The patient-centered medical home seeks to expand patients’ access to primary care, promote prevention, and ensure that care is well coordinated. National survey data show that the number of medical home initiatives and the number of patients they serve have grown significantly since 2009. Current initiatives tend to be larger and have no specified end dates, while per-member per-month fees are higher. These findings suggest that stakeholders recognize the importance of investing in primary care and the substantial time and effort required to change practice patterns and provider behavior.
Strengthening primary care is a key thrust of health care delivery reform efforts in the United States and the patient-centered medical home model is often a core component. Medical homes, whether organized by health plans, state Medicaid programs, or other entities, rely on multidisciplinary care teams, care managers, patient registries, and other tools to expand access, promote prevention, and coordinate patient care. To understand the prevalence and nature of these initiatives, Commonwealth Fund–supported researchers fielded a nationwide survey of patient-centered medical homes in 2013 and compared the results with a similar survey fielded in 2009.
- In 2013, there were 119 medical home initiatives in the U.S. that featured payment reform, 114 of which responded to the survey. In 2009, there were only 26.
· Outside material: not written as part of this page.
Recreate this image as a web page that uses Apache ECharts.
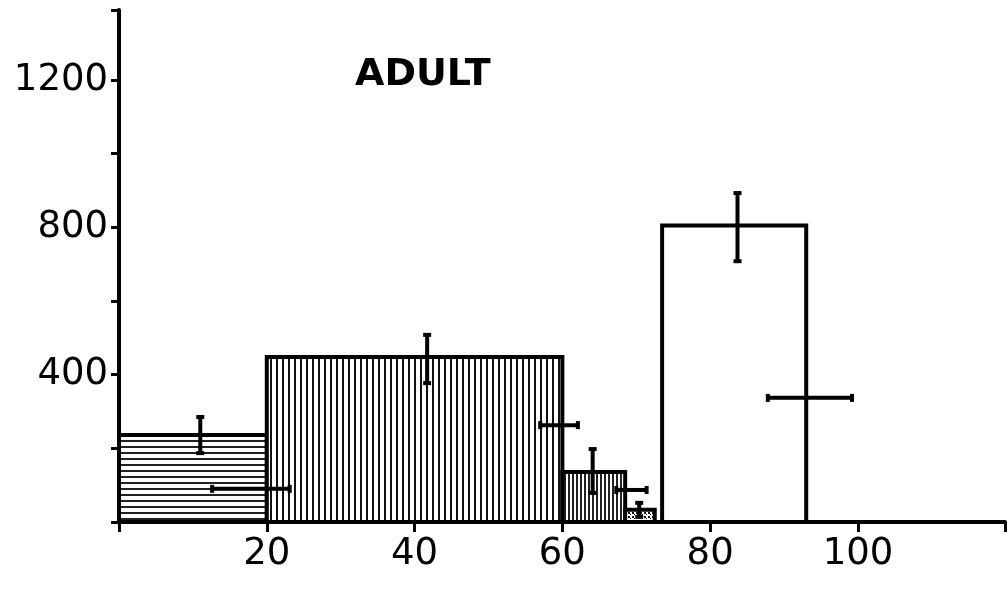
<!DOCTYPE html>
<html>
<head>
<meta charset="utf-8">
<script src="https://cdn.jsdelivr.net/npm/echarts@6/dist/echarts.min.js"></script>
<style>
  html, body, #main { width: 100%; height: 100%; margin: 0; background: #fff; }
</style>
</head>
<body>
<div id="main"></div>
<script>
// histogram blocks: [from, to, height]
var blocks = [[0, 20, 236], [20, 60, 448], [60, 68.5, 136], [68.5, 72.5, 33], [73.5, 93, 805]];
var blockFills = ['hlines', 'vlines', 'vdense', 'dots', 'none'];
// vertical error bars: [x, low, high]
var vErr = [[11, 187, 285], [41.7, 377, 508], [64.1, 79, 198], [70.4, 14, 52], [83.7, 708, 893]];
// horizontal error bars: [y, left, right]
var hErr = [[90, 12.6, 23.1], [263, 57, 62.1], [87, 67.3, 71.4], [337, 87.8, 99.2]];
var xLabels = [20, 40, 60, 80, 100];
var yLabels = [400, 800, 1200];

function makePattern(kind) {
  if (kind === 'none') return '#fff';
  var c = document.createElement('canvas');
  var ctx;
  if (kind === 'hlines') {
    c.width = 8; c.height = 6;
    ctx = c.getContext('2d');
    ctx.fillStyle = '#fff'; ctx.fillRect(0, 0, 8, 6);
    ctx.fillStyle = '#222'; ctx.fillRect(0, 2, 8, 2);
  } else if (kind === 'vlines') {
    c.width = 6; c.height = 6;
    ctx = c.getContext('2d');
    ctx.fillStyle = '#fff'; ctx.fillRect(0, 0, 6, 6);
    ctx.fillStyle = '#111'; ctx.fillRect(0, 0, 2, 6);
  } else if (kind === 'vdense') {
    c.width = 4; c.height = 4;
    ctx = c.getContext('2d');
    ctx.fillStyle = '#fff'; ctx.fillRect(0, 0, 4, 4);
    ctx.fillStyle = '#222'; ctx.fillRect(0, 0, 2, 4);
  } else {
    c.width = 4; c.height = 4;
    ctx = c.getContext('2d');
    ctx.fillStyle = '#fff'; ctx.fillRect(0, 0, 4, 4);
    ctx.fillStyle = '#111'; ctx.fillRect(0, 0, 2, 2); ctx.fillRect(2, 2, 1, 1);
  }
  return { image: c, repeat: 'repeat' };
}

var fonts = '"DejaVu Sans", sans-serif';
var chart = echarts.init(document.getElementById('main'));

chart.setOption({
  animation: false,
  title: {
    text: 'ADULT',
    left: 350,
    top: 51,
    textStyle: { fontSize: 38, fontWeight: 'bold', fontFamily: fonts, color: '#000' }
  },
  grid: { left: 119, right: 0, top: 10, bottom: 87, containLabel: false },
  xAxis: {
    type: 'value',
    min: 0,
    max: 119.9,
    interval: 20,
    splitLine: { show: false },
    axisLine: { lineStyle: { color: '#000', width: 4 } },
    axisTick: { length: 10, lineStyle: { color: '#000', width: 3 } },
    axisLabel: {
      margin: 14,
      fontSize: 37,
      fontFamily: fonts,
      color: '#000',
      formatter: function (v) { return xLabels.indexOf(v) >= 0 ? String(v) : ''; }
    }
  },
  yAxis: {
    type: 'value',
    min: 0,
    max: 1390,
    interval: 200,
    splitLine: { show: false },
    axisLine: { show: true, lineStyle: { color: '#000', width: 4 } },
    axisTick: { show: true, length: 8, lineStyle: { color: '#000', width: 3 } },
    axisLabel: {
      margin: 11,
      fontSize: 37,
      fontFamily: fonts,
      color: '#000',
      formatter: function (v) { return yLabels.indexOf(v) >= 0 ? String(v) : ''; }
    }
  },
  series: [
    {
      type: 'custom',
      data: blocks,
      encode: { x: [0, 1], y: 2 },
      renderItem: function (params, api) {
        var p0 = api.coord([api.value(0), api.value(2)]);
        var p1 = api.coord([api.value(1), 0]);
        return {
          type: 'rect',
          shape: { x: p0[0], y: p0[1], width: p1[0] - p0[0], height: p1[1] - p0[1] },
          style: { fill: makePattern(blockFills[params.dataIndex]), stroke: '#000', lineWidth: 4 }
        };
      }
    },
    {
      type: 'custom',
      data: vErr,
      encode: { x: 0, y: [1, 2] },
      renderItem: function (params, api) {
        var lo = api.coord([api.value(0), api.value(1)]);
        var hi = api.coord([api.value(0), api.value(2)]);
        var st = { stroke: '#000', lineWidth: 4 };
        return {
          type: 'group',
          children: [
            { type: 'line', shape: { x1: lo[0], y1: lo[1], x2: hi[0], y2: hi[1] }, style: st },
            { type: 'line', shape: { x1: lo[0] - 4, y1: lo[1], x2: lo[0] + 4, y2: lo[1] }, style: st },
            { type: 'line', shape: { x1: hi[0] - 4, y1: hi[1], x2: hi[0] + 4, y2: hi[1] }, style: st }
          ]
        };
      }
    },
    {
      type: 'custom',
      data: hErr,
      encode: { x: [1, 2], y: 0 },
      renderItem: function (params, api) {
        var l = api.coord([api.value(1), api.value(0)]);
        var r = api.coord([api.value(2), api.value(0)]);
        var st = { stroke: '#000', lineWidth: 4 };
        return {
          type: 'group',
          children: [
            { type: 'line', shape: { x1: l[0], y1: l[1], x2: r[0], y2: r[1] }, style: st },
            { type: 'line', shape: { x1: l[0], y1: l[1] - 4, x2: l[0], y2: l[1] + 4 }, style: st },
            { type: 'line', shape: { x1: r[0], y1: r[1] - 4, x2: r[0], y2: r[1] + 4 }, style: st }
          ]
        };
      }
    }
  ]
});
</script>
</body>
</html>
- Medical home initiatives in 2013 ranged from small pilot programs with only a few participating practices to large programs covering nearly all patients in a region or state, with these larger initiatives dominating. The number of enrolled patients increased from about 5 million in 2009 to about 21 million in 2013.
- In 2013, 69 percent of the initiatives required participating practices to achieve official recognition as patient-centered medical homes based on established standards, either set by the National Commission for Quality Assurance or internally developed.
- While most medical home initiatives in 2009 had set end dates (77%), in 2013 only 20 percent had designated end dates.
- The dominant payment model for medical home providers has remained fee-for-service, supplemented by per-member per-month payments and pay-for-performance bonuses. The use of shared-savings models (under which both payer and provider typically share the cost savings achieved through better patient care) had become more common, however, and per-member per-month fees were higher in 2013 than in 2009.
The Big Picture
"The longer-term, more open-ended nature of the current patient-centered medical home initiatives suggests a recognition of the importance of sustained investment in the primary care infrastructure."
Based on substantial growth in the number of medical homes and payers’ commitment to the model over the long term, there appears to be a recognition that reforming primary care will require considerable time and resources. Evaluations of early medical home initiatives have found mixed results regarding their ability to improve care and control costs, but today’s initiatives are learning from past experiences and providing greater incentives to control the total costs of care.
About the Study
As in the 2009 survey, the researchers surveyed all patient-centered medical homes that featured external payment incentives to participating providers. They identified medical homes through public databases, literature review, web searches, and expert consultation. The survey included questions about the process used to select participating practices, medical home recognition standards, payment methodologies, use of consultants, involvement in learning collaboratives, and planned evaluations. Of the 172 patient-centered medical home initiatives the researchers identified, 119 incorporated payment reform in their model and thus met inclusion criteria. Of these, 114 (96%) responded to the survey. Collectively, the initiatives included 63,011 providers caring for 20,764,676 patients.
The Bottom Line
Between 2009 and 2013 there was a fourfold increase in both the number of patient-centered medical home initiatives and the number of patients enrolled in them. Current initiatives tend to be large, open-ended, and varied in respect to payment and delivery reform approaches.